### What is expected
List each line holding the string "this".

[Records from a dataset]
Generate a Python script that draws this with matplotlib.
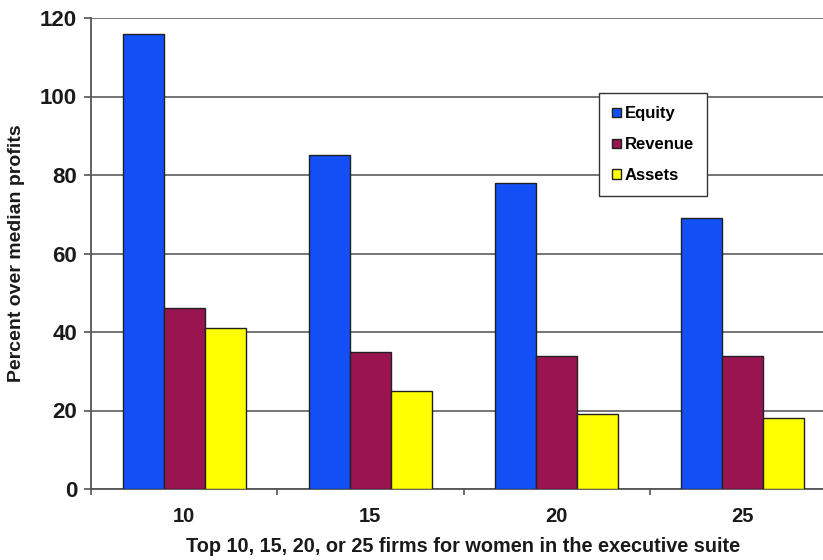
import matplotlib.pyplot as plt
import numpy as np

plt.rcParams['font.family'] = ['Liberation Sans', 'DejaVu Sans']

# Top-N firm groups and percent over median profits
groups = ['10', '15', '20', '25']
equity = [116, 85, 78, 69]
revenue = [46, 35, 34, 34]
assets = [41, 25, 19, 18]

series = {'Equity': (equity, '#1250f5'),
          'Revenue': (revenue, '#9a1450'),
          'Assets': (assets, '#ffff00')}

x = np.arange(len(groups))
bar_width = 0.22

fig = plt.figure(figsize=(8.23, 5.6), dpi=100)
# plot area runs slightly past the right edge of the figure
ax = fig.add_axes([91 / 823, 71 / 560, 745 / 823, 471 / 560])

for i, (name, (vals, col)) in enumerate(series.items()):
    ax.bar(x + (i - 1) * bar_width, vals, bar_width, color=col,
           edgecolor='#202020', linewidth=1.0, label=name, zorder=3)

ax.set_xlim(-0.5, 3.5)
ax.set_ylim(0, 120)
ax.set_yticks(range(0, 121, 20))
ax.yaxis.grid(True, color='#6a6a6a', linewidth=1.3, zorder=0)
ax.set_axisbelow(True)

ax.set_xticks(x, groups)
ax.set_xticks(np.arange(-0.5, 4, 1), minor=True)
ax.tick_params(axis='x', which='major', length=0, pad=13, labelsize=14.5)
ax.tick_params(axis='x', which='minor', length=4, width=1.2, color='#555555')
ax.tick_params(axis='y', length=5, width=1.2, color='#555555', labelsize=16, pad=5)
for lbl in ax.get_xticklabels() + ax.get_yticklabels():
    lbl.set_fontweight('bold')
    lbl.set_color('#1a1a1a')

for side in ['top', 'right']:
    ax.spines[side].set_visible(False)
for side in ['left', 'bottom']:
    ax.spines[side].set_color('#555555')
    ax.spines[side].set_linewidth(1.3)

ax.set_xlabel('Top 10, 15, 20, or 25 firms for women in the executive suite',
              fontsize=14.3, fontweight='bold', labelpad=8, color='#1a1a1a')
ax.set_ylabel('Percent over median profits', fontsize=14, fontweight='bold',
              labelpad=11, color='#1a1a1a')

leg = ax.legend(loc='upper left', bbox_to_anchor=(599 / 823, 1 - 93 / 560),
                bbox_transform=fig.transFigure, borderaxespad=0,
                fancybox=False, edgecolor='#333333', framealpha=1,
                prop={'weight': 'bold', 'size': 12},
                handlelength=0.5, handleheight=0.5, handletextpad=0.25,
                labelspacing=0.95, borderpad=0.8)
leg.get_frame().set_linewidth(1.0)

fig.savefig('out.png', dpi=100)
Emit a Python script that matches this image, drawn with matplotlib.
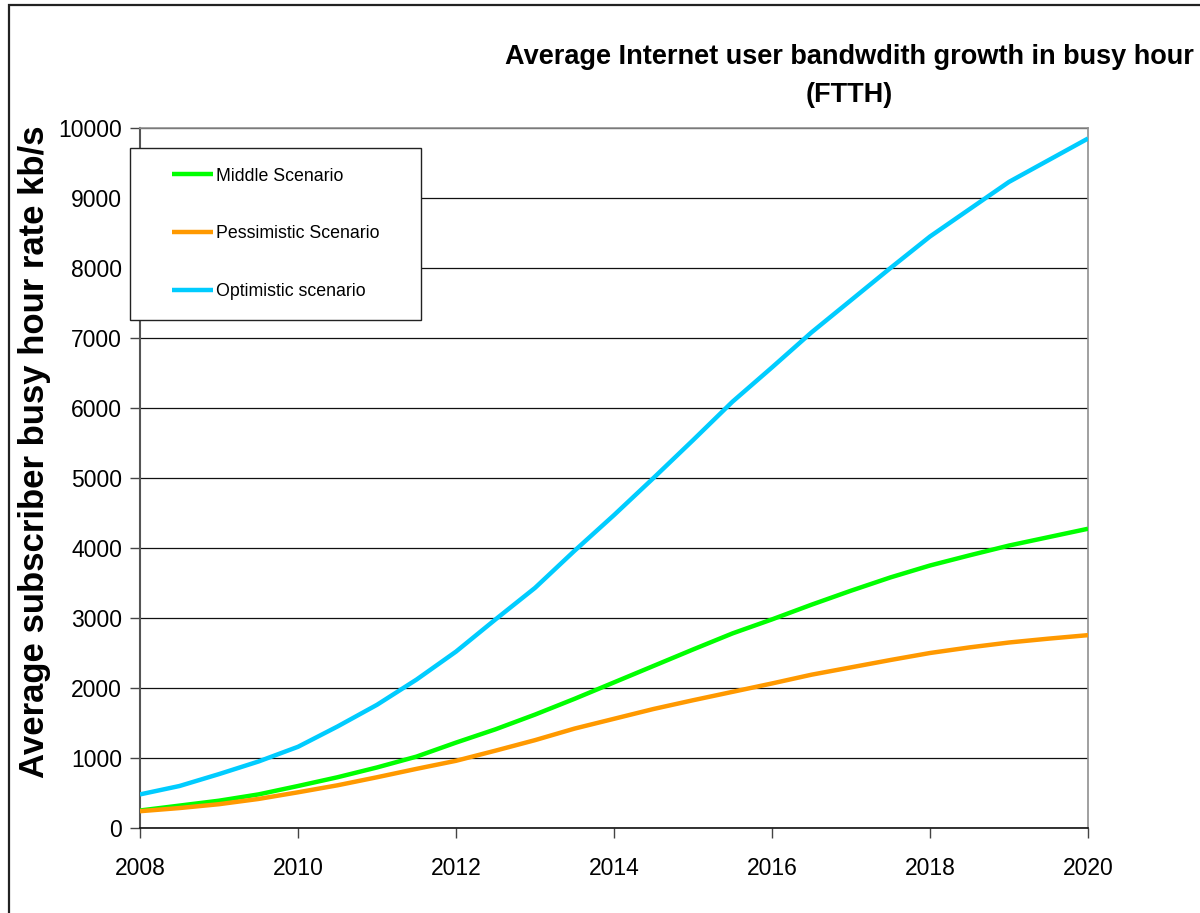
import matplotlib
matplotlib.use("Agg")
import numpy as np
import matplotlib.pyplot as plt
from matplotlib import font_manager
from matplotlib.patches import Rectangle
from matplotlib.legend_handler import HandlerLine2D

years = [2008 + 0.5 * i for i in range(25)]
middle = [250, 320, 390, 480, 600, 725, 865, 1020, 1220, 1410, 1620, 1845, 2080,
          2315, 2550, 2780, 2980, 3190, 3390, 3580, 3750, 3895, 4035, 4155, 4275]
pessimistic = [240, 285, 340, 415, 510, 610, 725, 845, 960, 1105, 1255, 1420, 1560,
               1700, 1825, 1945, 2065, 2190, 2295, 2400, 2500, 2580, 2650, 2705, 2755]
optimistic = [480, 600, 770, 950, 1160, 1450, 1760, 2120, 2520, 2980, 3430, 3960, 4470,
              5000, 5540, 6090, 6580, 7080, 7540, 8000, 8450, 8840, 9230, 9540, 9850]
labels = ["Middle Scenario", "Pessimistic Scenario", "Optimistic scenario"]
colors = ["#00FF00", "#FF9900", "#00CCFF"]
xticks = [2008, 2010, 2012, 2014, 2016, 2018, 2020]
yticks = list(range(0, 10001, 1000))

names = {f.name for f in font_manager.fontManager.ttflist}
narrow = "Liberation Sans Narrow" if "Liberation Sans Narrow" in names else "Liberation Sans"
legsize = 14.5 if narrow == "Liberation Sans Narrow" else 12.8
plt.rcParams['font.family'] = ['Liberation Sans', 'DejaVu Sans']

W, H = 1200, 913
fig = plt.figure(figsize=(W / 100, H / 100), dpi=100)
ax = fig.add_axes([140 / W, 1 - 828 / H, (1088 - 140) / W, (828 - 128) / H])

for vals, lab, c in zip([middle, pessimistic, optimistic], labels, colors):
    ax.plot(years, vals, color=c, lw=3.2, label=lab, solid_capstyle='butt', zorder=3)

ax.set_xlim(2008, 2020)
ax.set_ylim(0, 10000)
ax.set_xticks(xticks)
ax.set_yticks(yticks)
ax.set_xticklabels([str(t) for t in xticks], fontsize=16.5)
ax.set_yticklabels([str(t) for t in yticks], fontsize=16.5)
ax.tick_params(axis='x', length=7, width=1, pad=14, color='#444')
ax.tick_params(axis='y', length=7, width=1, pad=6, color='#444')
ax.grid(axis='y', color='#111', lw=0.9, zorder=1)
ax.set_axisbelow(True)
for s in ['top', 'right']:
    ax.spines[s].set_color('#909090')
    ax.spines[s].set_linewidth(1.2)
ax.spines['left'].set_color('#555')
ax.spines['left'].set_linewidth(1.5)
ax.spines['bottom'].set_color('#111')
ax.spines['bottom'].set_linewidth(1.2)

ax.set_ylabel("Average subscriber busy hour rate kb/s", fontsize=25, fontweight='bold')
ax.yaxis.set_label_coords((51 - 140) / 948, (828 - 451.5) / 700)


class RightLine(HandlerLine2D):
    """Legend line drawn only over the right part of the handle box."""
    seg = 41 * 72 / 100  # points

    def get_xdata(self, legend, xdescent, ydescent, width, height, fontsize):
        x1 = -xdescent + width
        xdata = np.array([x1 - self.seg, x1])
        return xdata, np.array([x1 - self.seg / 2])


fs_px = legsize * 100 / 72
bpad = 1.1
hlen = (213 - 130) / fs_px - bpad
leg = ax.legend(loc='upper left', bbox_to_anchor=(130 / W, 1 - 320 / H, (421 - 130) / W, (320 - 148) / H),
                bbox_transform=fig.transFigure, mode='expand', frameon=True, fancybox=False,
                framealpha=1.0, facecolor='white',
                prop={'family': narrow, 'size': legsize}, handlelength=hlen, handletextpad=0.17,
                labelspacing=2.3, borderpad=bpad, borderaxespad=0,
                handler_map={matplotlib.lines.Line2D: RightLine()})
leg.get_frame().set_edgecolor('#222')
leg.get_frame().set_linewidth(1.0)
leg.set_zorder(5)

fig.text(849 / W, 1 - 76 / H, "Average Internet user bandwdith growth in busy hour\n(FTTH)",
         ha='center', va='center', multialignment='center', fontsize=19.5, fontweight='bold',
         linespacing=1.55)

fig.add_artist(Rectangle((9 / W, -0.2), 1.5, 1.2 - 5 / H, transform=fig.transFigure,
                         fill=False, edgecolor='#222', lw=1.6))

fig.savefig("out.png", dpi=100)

### Written response
Generate a Python script that draws this with matplotlib.
Emit a Python script that matches this image, drawn with matplotlib.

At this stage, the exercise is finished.